The problem is that it’s hard to find an example of what the Trinity is like. Jesus could tell parable about how the Kingdom of Heaven is like this or that, a shepherd or a seed or a woman seeking a lost coin. When you try to do that with the Trinity, you get in trouble. Scott and Joe Morales taught our middle school Sunday School class this past year—what is generally a pretty thankless job—and more than that, they taught them theology. Last fall, Scott was preparing to lead the lesson on the Trinity. We were sitting on the couch in our living room, and he turned to me and said, “I’ve got the best illustration for the Trinity. I promised the class ice cream, and I’m going to bring Neapolitan ice cream.” He wasn’t expecting me to give him a horrified look in response and to say, “You can’t do that! That’s modalism!” That lead to a discussion about what modalism, an ancient heresy, is. Modalism misunderstands the Trinity because it separates the inseparable Persons—the Father, the Son, and the Holy Spirit—into three distinct modes through which God interacts with the world. God as Father created. God as Son redeemed. And God as Spirit is sustaining. But modalism says they do these things one at a time. There’s only ever one active mode of God. Just like you can separate the chocolate, strawberry, and vanilla parts of Neapolitan ice cream, modalism separates God.
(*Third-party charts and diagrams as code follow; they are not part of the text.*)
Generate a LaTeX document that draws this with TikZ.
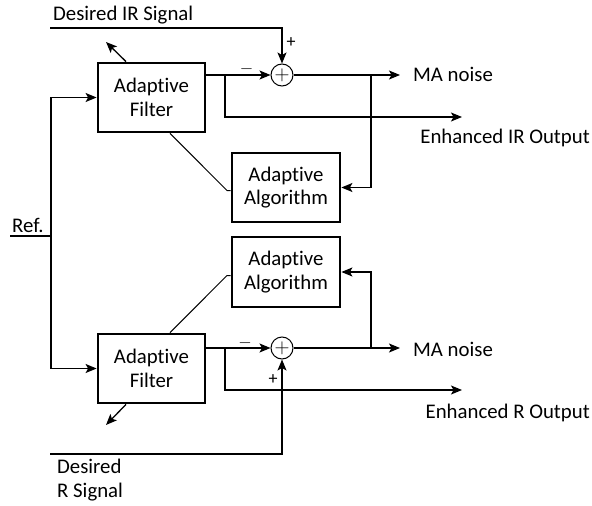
\documentclass[tikz,border=0pt]{standalone}
\usepackage{fontspec}
\setmainfont{Carlito}[Ligatures=NoCommon]
\usetikzlibrary{arrows.meta,calc}
\tikzset{
  blk/.style={draw, line width=2.8pt, minimum width=107pt, minimum height=69pt,
    inner sep=0pt, align=center, font=\fontsize{20.8}{23.5}\selectfont},
  sumnode/.style={draw, circle, line width=1pt, minimum size=22pt, inner sep=0pt,
    font=\fontsize{20}{20}\selectfont},
  wire/.style={line width=1.3pt},
  arr/.style={wire, -{Stealth[length=11pt,width=9pt,inset=2.5pt]}},
  lbl/.style={font=\fontsize{20.8}{23.5}\selectfont, inner sep=0pt},
  sgn/.style={font=\fontsize{18}{18}\selectfont, inner sep=0pt},
}
\begin{document}
\begin{tikzpicture}[x=1pt,y=-1pt]
\useasboundingbox (0,0) rectangle (592,506);

% blocks of the IR channel
\node[blk] (fIR) at (151.5,97.5) {Adaptive\\Filter};
\node[blk, minimum width=108pt] (aIR) at (286,187.5) {Adaptive\\Algorithm};
\node[sumnode] (sIR) at (282,75) {$+$};

% blocks of the R channel
\node[blk, minimum width=108pt, minimum height=70pt] (aR) at (286,272) {Adaptive\\Algorithm};
\node[blk] (fR) at (151.5,368.5) {Adaptive\\Filter};
\node[sumnode] (sR) at (282,348) {$+$};

% labels
\node[lbl, anchor=west] (dIR) at (53,15) {Desired IR Signal};
\node[lbl, anchor=west] (maIR) at (413,74) {MA noise};
\node[lbl, anchor=east] (eIR) at (590,138) {Enhanced IR Output};
\node[lbl, anchor=west] (ref) at (12,225) {Ref.};
\node[lbl, anchor=west] (maR) at (413,349) {MA noise};
\node[lbl, anchor=east] (eR) at (590,413) {Enhanced R Output};
\node[lbl, anchor=north west, align=left] (dR) at (57,459) {Desired\\R Signal};

% sign marks at the summing junctions
\node[sgn] (pIR) at (291,43) {+};
\node[sgn] (mIR) at (246.5,69) {$-$};
\node[sgn] (mR) at (245,343) {$-$};
\node[sgn] (pR) at (273,380) {+};

% end points of the open connectors
\coordinate (dIRs) at (50,28);
\coordinate (dRs) at (50,454);
\coordinate (refs) at (10,236);
\coordinate (bus) at (51,236);
\coordinate (oIR) at (462,117);
\coordinate (oR) at (462,390);
\coordinate (nIR) at (400,75);
\coordinate (nR) at (400,348);
\coordinate (wIR) at (106,42);
\coordinate (wR) at (106,425);

% reference input
\draw[wire] (refs) -- (bus);
\draw[arr] (bus) |- (fIR.west);
\draw[arr] (bus) |- (fR.west);

% IR channel
\draw[arr] (dIRs) -| (sIR.north);
\draw[arr] (fIR.east |- sIR) -- (sIR.west);
\draw[arr] (sIR.east) -- (nIR);
\draw[arr] (225,75) |- (oIR);
\draw[arr] (371,75) |- (aIR.east);
\draw[wire, line width=1pt] ($(fIR.south)+(18.5,0)$) -- (227,190.5) -- (aIR.west |- 0,190.5);
\draw[arr] ($(fIR.north)+(-25.5,0)$) -- (wIR);

% R channel
\draw[arr] (dRs) -| (sR.south);
\draw[arr] (fR.east |- sR) -- (sR.west);
\draw[arr] (sR.east) -- (nR);
\draw[arr] (225,348) |- (oR);
\draw[arr] (371,348) |- (aR.east);
\draw[wire, line width=1pt] ($(fR.north)+(18.5,0)$) -- (227,275.5) -- (aR.west |- 0,275.5);
\draw[arr] ($(fR.south)+(-25.5,0)$) -- (wR);
\end{tikzpicture}
\end{document}
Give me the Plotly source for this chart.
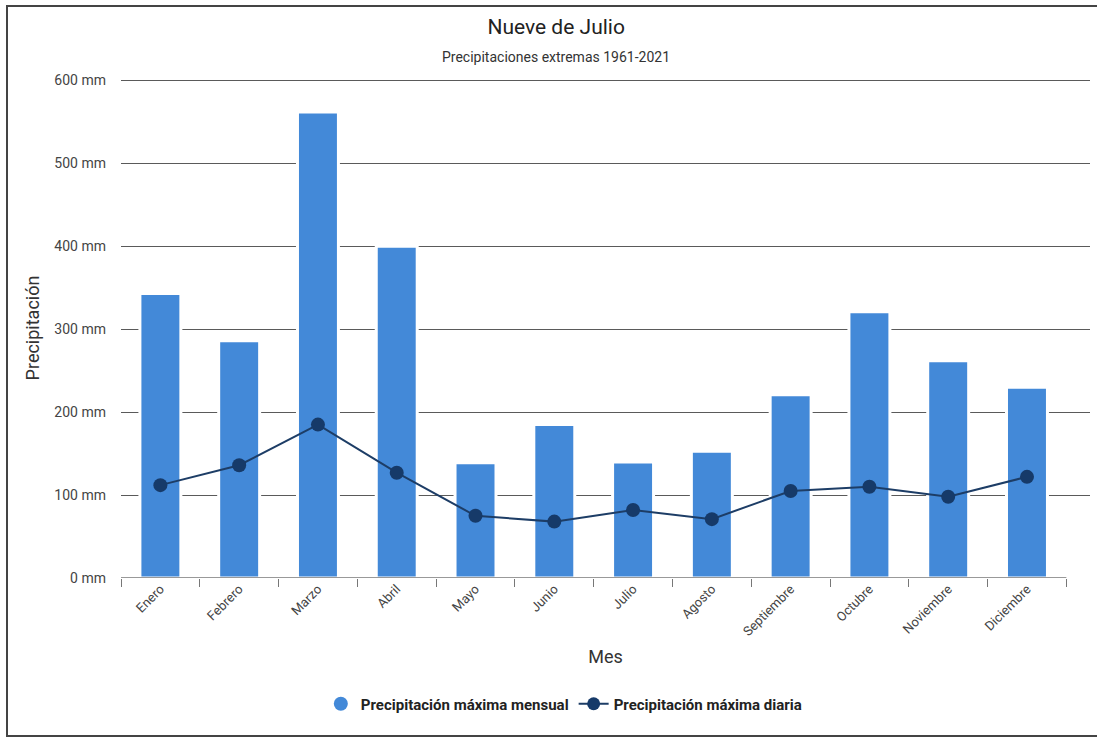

Eventually, I helped Scott find an ice cream recipe that had three ingredients, which would become inseparable, and that the internet assured us could easily be made in a ziplock bag. It wasn’t perfect as an illustration, but it was pretty good. Everything seemed like it would go well on Sunday. I even planned to stop by at the end of class to see how it went. When I did, I found Scott and four middle schoolers washing their hands. “How was the ice cream?” I asked. “We don’t know. The bag broke before it made,” one of them told me.

“The bag broke” is actually a pretty good explanation of the Trinity, even if it wasn’t particularly appreciated by the middle school Sunday School class. Augustine of Hippo wrote a very, very long book explaining the Trinity. He concluded it this way, “I have spoken much, and yet come short. When, therefore, we shall come to Thee, these very many things that we speak, and yet come short, will cease; and Thou, as One, wilt remain ‘all in all.’”[1] In other words, the bag broke. No matter how hard we try, we can never explain the Trinity. We can only experience it.

That's disappointing, because we live in a world of quick fixes and next big things. Honestly, I’m always looking for that new thing that will completely transform my life. Last weekend, a friend told me about a new organizational technique called “Konmari,” which was founded by a Japanese woman named Marie Kondo. I am a sucker for books on organization. Marie Kondo promises that none of her clients have ever gone back to being cluttered people. It sounds too good to be true, doesn’t it?

The fact is, that I want an easy, quick solution. I want three-ingredient ice cream in a bag. But the Trinity is the opposite of easy, quick solutions. It’s hard, and it’s incomprehensible, and, frankly, it doesn’t the emotional appeal of a brand-new, life-changing, can’t-fail Japanese organizational system. That’s why it’s important. That’s why I need to hear it.

In the Trinity, God reveals to us that the essence of God’s nature is relationship. When we are told that we are created in God’s image and likeness, that refers to our own capacity to enter into relationships with others. But relationships—real relationships—are hard. They’re messy. They’re complicated. Shortly before Scott and I got married, Jack and Doris Zimmerman took us out to dinner and gave us some wonderful advice: “The two of you are going to have a huge fight over something small like toothpaste. That is normal. That is okay.” And you know what? Two weeks after we got married, we had a huge fight over laundry detergent. And you know what? It was messy, it was complicated, but it was okay.

None of our human relationships are like the perfect relationship that is the Trinity, but they do all participate in that greater reality. God uses our relationships to help us grow in love, grace, and holiness. God, who is perfect, self-giving love, is revealed to us as Three in One and One in Three to remind us that there are no easy fixes, no quick solutions. We are imperfect, but we are loved. In the waters of baptism, we weren’t promised an easy answer or a magical charm that would make everything okay. We were promised a relationship, with all the difficulties that implies on this side of heaven. We were promised grace to see us through. There are no quick fixes. There are only broken ziplock bags. There are only relationships, imperfect reflections of that great relationship that is God, in whose love we find our truest selves. There is only grace, and that is enough.

Amen.



[1] Augustine of Hippo, On the Trinity XV.28.